● **DESCRIPTION OF THE TASK**:
Quote from the first line below through the line that contains "var bw = 0.8 * (x(1) - x(0));", both included, and leave the pictures out.

[Rows from a dataset of charts and code]
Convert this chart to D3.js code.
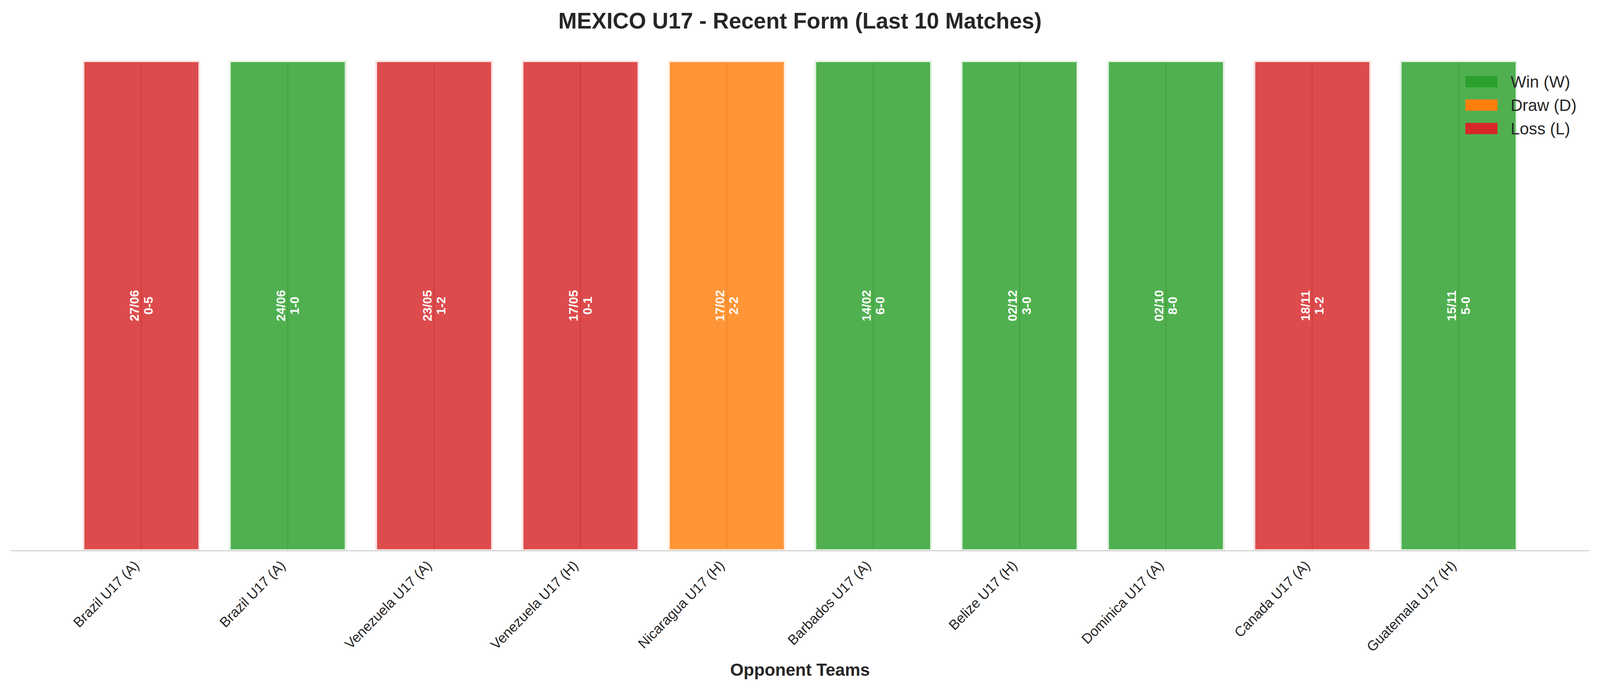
<!DOCTYPE html>
<html>
<head>
<meta charset="utf-8">
<script src="https://cdn.jsdelivr.net/npm/d3@7"></script>
<style>
  html, body { margin: 0; padding: 0; background: #fff; overflow: hidden; }
  #chart svg { display: block; }
  text { font-family: "Liberation Sans", Arial, sans-serif; fill: #262626; }
</style>
</head>
<body>
<div id="chart"></div>
<script>
var opponents = ["Brazil U17 (A)", "Brazil U17 (A)", "Venezuela U17 (A)", "Venezuela U17 (H)",
  "Nicaragua U17 (H)", "Barbados U17 (A)", "Belize U17 (H)", "Dominica U17 (A)",
  "Canada U17 (A)", "Guatemala U17 (H)"];
var dates = ["27/06", "24/06", "23/05", "17/05", "17/02", "14/02", "02/12", "02/10", "18/11", "15/11"];
var scores = ["0-5", "1-0", "1-2", "0-1", "2-2", "6-0", "3-0", "8-0", "1-2", "5-0"];
var results = ["L", "W", "L", "L", "D", "W", "W", "W", "L", "W"];
var heights = [1, 1, 1, 1, 1, 1, 1, 1, 1, 1];
var legendLabels = ["Win (W)", "Draw (D)", "Loss (L)"];
var legendKeys = ["W", "D", "L"];

var colors = {W: "#2ca02c", D: "#ff7f0e", L: "#d62728"};

var W = 4170, H = 1769;
// drawn in a fixed 4170x1769 coordinate space, stretched to the window
var svg = d3.select("#chart").append("svg")
    .attr("viewBox", "0 0 " + W + " " + H)
    .attr("preserveAspectRatio", "none")
    .style("width", "100vw")
    .style("height", "100vh");
svg.append("rect").attr("width", W).attr("height", H).attr("fill", "#fff");

// matplotlib style limits: bars at integer positions, width 0.8
var x = d3.scaleLinear().domain([-0.89, 9.89]).range([29, 4141]);
var y = d3.scaleLinear().domain([0, 1]).range([1410, 155]);
var bw = 0.8 * (x(1) - x(0));

var data = opponents.map(function(d, i) {
  return {i: i, team: d, date: dates[i], score: scores[i], res: results[i], h: heights[i]};
});

// vertical grid at category ticks (shows through the bars)
svg.append("g").selectAll("line")
  .data(data)
  .enter().append("line")
    .attr("x1", function(d) { return x(d.i); })
    .attr("x2", function(d) { return x(d.i); })
    .attr("y1", y(1))
    .attr("y2", y(0))
    .attr("stroke", "#b3b3b3")
    .attr("stroke-width", 3);

var bars = svg.append("g").selectAll("g")
  .data(data)
  .enter().append("g");

bars.append("rect")
    .attr("x", function(d) { return x(d.i) - bw / 2; })
    .attr("y", function(d) { return y(d.h); })
    .attr("width", bw)
    .attr("height", function(d) { return y(0) - y(d.h); })
    .attr("fill", function(d) { return colors[d.res]; })
    .attr("fill-opacity", 0.83);

// light edge just inside the bar
bars.append("rect")
    .attr("x", function(d) { return x(d.i) - bw / 2 + 2; })
    .attr("y", function(d) { return y(d.h) + 2; })
    .attr("width", bw - 4)
    .attr("height", function(d) { return y(0) - y(d.h) - 4; })
    .attr("fill", "none")
    .attr("stroke", "#fff")
    .attr("stroke-opacity", 0.85)
    .attr("stroke-width", 4);

var lbl = bars.append("text")
    .attr("transform", function(d) { return "translate(" + x(d.i) + "," + y(d.h / 2) + ") rotate(-90)"; })
    .attr("text-anchor", "middle")
    .style("font-size", "32px")
    .style("font-weight", "bold")
    .style("fill", "#fff");
lbl.append("tspan")
    .attr("x", 0).attr("y", -18)
    .attr("dominant-baseline", "central")
    .text(function(d) { return d.date; });
lbl.append("tspan")
    .attr("x", 0).attr("y", 18)
    .attr("dominant-baseline", "central")
    .text(function(d) { return d.score; });

// bottom spine
svg.append("line")
    .attr("x1", x.range()[0]).attr("x2", x.range()[1])
    .attr("y1", y(0)).attr("y2", y(0))
    .attr("stroke", "#cccccc")
    .attr("stroke-width", 2.5);

// tick labels
svg.append("g").selectAll("text")
  .data(data)
  .enter().append("text")
    .attr("transform", function(d) { return "translate(" + (x(d.i) - 4) + ",1450) rotate(-45)"; })
    .attr("text-anchor", "end")
    .style("font-size", "36px")
    .text(function(d) { return d.team; });

svg.append("text")
    .attr("x", 2085).attr("y", 1730)
    .attr("text-anchor", "middle")
    .style("font-size", "45px")
    .style("font-weight", "bold")
    .text("Opponent Teams");

svg.append("text")
    .attr("x", 2085).attr("y", 73)
    .attr("text-anchor", "middle")
    .style("font-size", "58px")
    .style("font-weight", "bold")
    .text("MEXICO U17 - Recent Form (Last 10 Matches)");

// legend
var lg = svg.append("g").selectAll("g")
  .data(legendKeys)
  .enter().append("g")
    .attr("transform", function(d, i) { return "translate(3819," + (209 + i * 60) + ")"; });
lg.append("rect")
    .attr("x", 0).attr("y", -14.5)
    .attr("width", 84).attr("height", 29)
    .attr("fill", function(d) { return colors[d]; });
lg.append("text")
    .attr("x", 118).attr("y", 0)
    .attr("dominant-baseline", "central")
    .style("font-size", "43px")
    .text(function(d, i) { return legendLabels[i]; });
</script>
</body>
</html>
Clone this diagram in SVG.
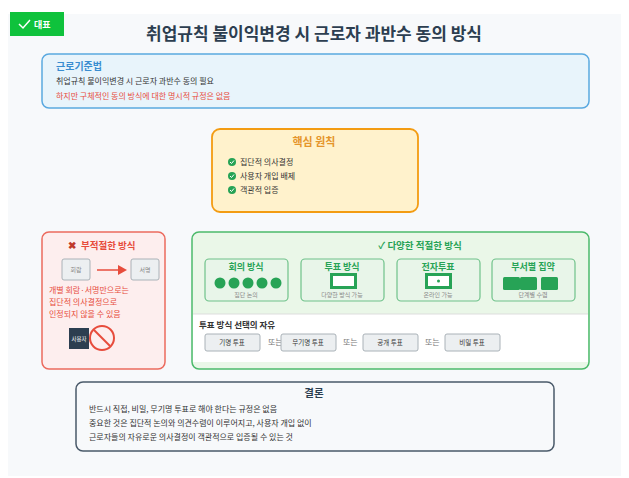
<svg xmlns="http://www.w3.org/2000/svg" width="629" height="478" viewBox="0 0 629 478">
<style>
text{font-family:"Noto Sans CJK KR","Noto Sans",sans-serif;}
.s{font-size:8px;fill:#333}
.t{font-size:6px;fill:#888}
.sb{fill:#e8f5e9;stroke:#6fc28a;stroke-width:1.2}
.btn{fill:#eceff1;stroke:#aab2b8;stroke-width:1}
.bt{font-size:6.5px;fill:#333;text-anchor:middle}
.or{font-size:8px;fill:#777}
.gh{font-size:9px;font-weight:bold;fill:#27a356;text-anchor:middle}
</style>
<rect width="629" height="478" fill="#fff"/>
<rect x="8" y="14" width="613" height="462" fill="#f7f9fb"/>
<g id="badge"><rect x="10" y="12" width="54" height="24" fill="#0fc23c"/><path d="M19 24 l4 4 l7 -8" fill="none" stroke="#fff" stroke-width="1.5"/><text x="34" y="28" font-size="9" fill="#fff" font-weight="bold">대표</text></g>
<text x="314" y="40" font-size="17" font-weight="bold" fill="#2c3e50" text-anchor="middle">취업규칙 불이익변경 시 근로자 과반수 동의 방식</text>
<g id="law"><rect x="42" y="54" width="547" height="54" rx="7" fill="#e8f4fb" stroke="#5aa9e0" stroke-width="1.5"/>
<text x="56" y="70" font-size="10" font-weight="bold" fill="#3a8dd0">근로기준법</text>
<text x="56" y="84" class="s">취업규칙 불이익변경 시 근로자 과반수 동의 필요</text>
<text x="56" y="99" font-size="8" fill="#e74c3c">하지만 구체적인 동의 방식에 대한 명시적 규정은 없음</text></g>
<g id="core"><rect x="212" y="129" width="206" height="83" rx="8" fill="#fff2cc" stroke="#f39c12" stroke-width="1.8"/>
<text x="314" y="146" font-size="11" font-weight="bold" fill="#e5952a" text-anchor="middle">핵심 원칙</text>
<g fill="#27a356"><circle cx="232" cy="162" r="4"/><circle cx="232" cy="176" r="4"/><circle cx="232" cy="190" r="4"/></g>
<g stroke="#fff" fill="none" stroke-width="1"><path d="M230 162l1.5 1.5 2.5-3"/><path d="M230 176l1.5 1.5 2.5-3"/><path d="M230 190l1.5 1.5 2.5-3"/></g>
<text x="240" y="165" class="s">집단적 의사결정</text><text x="240" y="179" class="s">사용자 개입 배제</text><text x="240" y="193" class="s">객관적 입증</text></g>
<g id="bad"><rect x="42" y="232" width="123" height="137" rx="7" fill="#fdeeee" stroke="#ec6b5e" stroke-width="1.5"/>
<text x="68" y="249" font-size="10" fill="#c0392b" font-weight="bold">✖</text>
<text x="81" y="249" font-size="9.5" font-weight="bold" fill="#e74c3c">부적절한 방식</text>
<rect x="62" y="259" width="28" height="21" rx="2" class="btn"/><text x="76" y="272" class="t" text-anchor="middle">회람</text>
<line x1="97" y1="270" x2="119" y2="270" stroke="#e74c3c" stroke-width="1.5"/><path d="M118 265l9 5-9 5z" fill="#e74c3c"/>
<rect x="131" y="259" width="28" height="21" rx="2" class="btn"/><text x="145" y="272" class="t" text-anchor="middle">서명</text>
<text x="49" y="293" font-size="8" fill="#e74c3c">개별 회람·서명만으로는</text>
<text x="49" y="305" font-size="8" fill="#e74c3c">집단적 의사결정으로</text>
<text x="49" y="317" font-size="8" fill="#e74c3c">인정되지 않을 수 있음</text>
<rect x="69" y="328" width="20" height="21" fill="#2c3e50"/><text x="79" y="341" font-size="5.5" fill="#fff" text-anchor="middle">사용자</text>
<circle cx="102" cy="338" r="12" fill="none" stroke="#e74c3c" stroke-width="2"/><line x1="94" y1="330" x2="110" y2="346" stroke="#e74c3c" stroke-width="2"/></g>
<g id="good"><rect x="192" y="232" width="397" height="137" rx="7" fill="#eaf7e8" stroke="#4cba6b" stroke-width="1.5"/>
<text x="420" y="249" font-size="9.5" font-weight="bold" fill="#27a356" text-anchor="middle">✓ 다양한 적절한 방식</text>
<rect x="205" y="259" width="83" height="42" rx="4" class="sb"/><text x="246" y="270" class="gh">회의 방식</text>
<g fill="#27a356"><circle cx="220" cy="283" r="5.5"/><circle cx="234" cy="283" r="5.5"/><circle cx="248" cy="283" r="5.5"/><circle cx="262" cy="283" r="5.5"/><circle cx="276" cy="283" r="5.5"/></g>
<text x="246" y="297" class="t" text-anchor="middle">집단 논의</text>
<rect x="301" y="259" width="83" height="42" rx="4" class="sb"/><text x="342" y="270" class="gh">투표 방식</text>
<rect x="331.5" y="274.5" width="24" height="13" fill="#fff" stroke="#27a356" stroke-width="3"/>
<text x="342" y="297" class="t" text-anchor="middle">다양한 방식 가능</text>
<rect x="397" y="259" width="83" height="42" rx="4" class="sb"/><text x="438" y="270" class="gh">전자투표</text>
<rect x="426.5" y="274.5" width="24" height="13" fill="#fff" stroke="#27a356" stroke-width="3"/><circle cx="438.5" cy="281" r="1.5" fill="#27a356"/>
<text x="438" y="297" class="t" text-anchor="middle">온라인 가능</text>
<rect x="492" y="259" width="83" height="42" rx="4" class="sb"/><text x="533" y="270" class="gh">부서별 집약</text>
<g fill="#27a356"><rect x="503" y="277" width="17" height="13" rx="1.5"/><rect x="520" y="277" width="17" height="13" rx="1.5"/><rect x="541" y="277" width="17" height="13" rx="1.5"/></g>
<text x="533" y="297" class="t" text-anchor="middle">단계별 수렴</text>
<rect x="193" y="314" width="395" height="48" fill="#fff"/>
<line x1="193" y1="314" x2="588" y2="314" stroke="#ddd"/>
<text x="199" y="328" font-size="8.5" font-weight="bold" fill="#333">투표 방식 선택의 자유</text>
<rect x="205" y="334" width="55" height="17" rx="2" class="btn"/><text x="232" y="345" class="bt">기명 투표</text>
<text x="268" y="345" class="or">또는</text>
<rect x="281" y="334" width="55" height="17" rx="2" class="btn"/><text x="308" y="345" class="bt">무기명 투표</text>
<text x="343" y="345" class="or">또는</text>
<rect x="363" y="334" width="55" height="17" rx="2" class="btn"/><text x="390" y="345" class="bt">공개 투표</text>
<text x="425" y="345" class="or">또는</text>
<rect x="445" y="334" width="55" height="17" rx="2" class="btn"/><text x="472" y="345" class="bt">비밀 투표</text></g>
<g id="conclusion"><rect x="76" y="382" width="478" height="69" rx="7" fill="#f7f9fb" stroke="#4a5a6a" stroke-width="1.5"/>
<text x="314" y="397" font-size="10.5" font-weight="bold" fill="#2c3e50" text-anchor="middle">결론</text>
<text x="89" y="412" class="s">반드시 직접, 비밀, 무기명 투표로 해야 한다는 규정은 없음</text>
<text x="89" y="426" class="s">중요한 것은 집단적 논의와 의견수렴이 이루어지고, 사용자 개입 없이</text>
<text x="89" y="440" class="s">근로자들의 자유로운 의사결정이 객관적으로 입증될 수 있는 것</text></g>
<g id="connectors"></g>
</svg>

● **THE SOLUTION**:
Convert this chart to D3.js code.
<!DOCTYPE html>
<html>
<head>
<meta charset="utf-8">
<script src="https://cdn.jsdelivr.net/npm/d3@7"></script>
<style>
  html, body { margin: 0; padding: 0; background: #fff; overflow: hidden; }
  #chart svg { display: block; }
  text { font-family: "Liberation Sans", Arial, sans-serif; fill: #262626; }
</style>
</head>
<body>
<div id="chart"></div>
<script>
var opponents = ["Brazil U17 (A)", "Brazil U17 (A)", "Venezuela U17 (A)", "Venezuela U17 (H)",
  "Nicaragua U17 (H)", "Barbados U17 (A)", "Belize U17 (H)", "Dominica U17 (A)",
  "Canada U17 (A)", "Guatemala U17 (H)"];
var dates = ["27/06", "24/06", "23/05", "17/05", "17/02", "14/02", "02/12", "02/10", "18/11", "15/11"];
var scores = ["0-5", "1-0", "1-2", "0-1", "2-2", "6-0", "3-0", "8-0", "1-2", "5-0"];
var results = ["L", "W", "L", "L", "D", "W", "W", "W", "L", "W"];
var heights = [1, 1, 1, 1, 1, 1, 1, 1, 1, 1];
var legendLabels = ["Win (W)", "Draw (D)", "Loss (L)"];
var legendKeys = ["W", "D", "L"];

var colors = {W: "#2ca02c", D: "#ff7f0e", L: "#d62728"};

var W = 4170, H = 1769;
// drawn in a fixed 4170x1769 coordinate space, stretched to the window
var svg = d3.select("#chart").append("svg")
    .attr("viewBox", "0 0 " + W + " " + H)
    .attr("preserveAspectRatio", "none")
    .style("width", "100vw")
    .style("height", "100vh");
svg.append("rect").attr("width", W).attr("height", H).attr("fill", "#fff");

// matplotlib style limits: bars at integer positions, width 0.8
var x = d3.scaleLinear().domain([-0.89, 9.89]).range([29, 4141]);
var y = d3.scaleLinear().domain([0, 1]).range([1410, 155]);
var bw = 0.8 * (x(1) - x(0));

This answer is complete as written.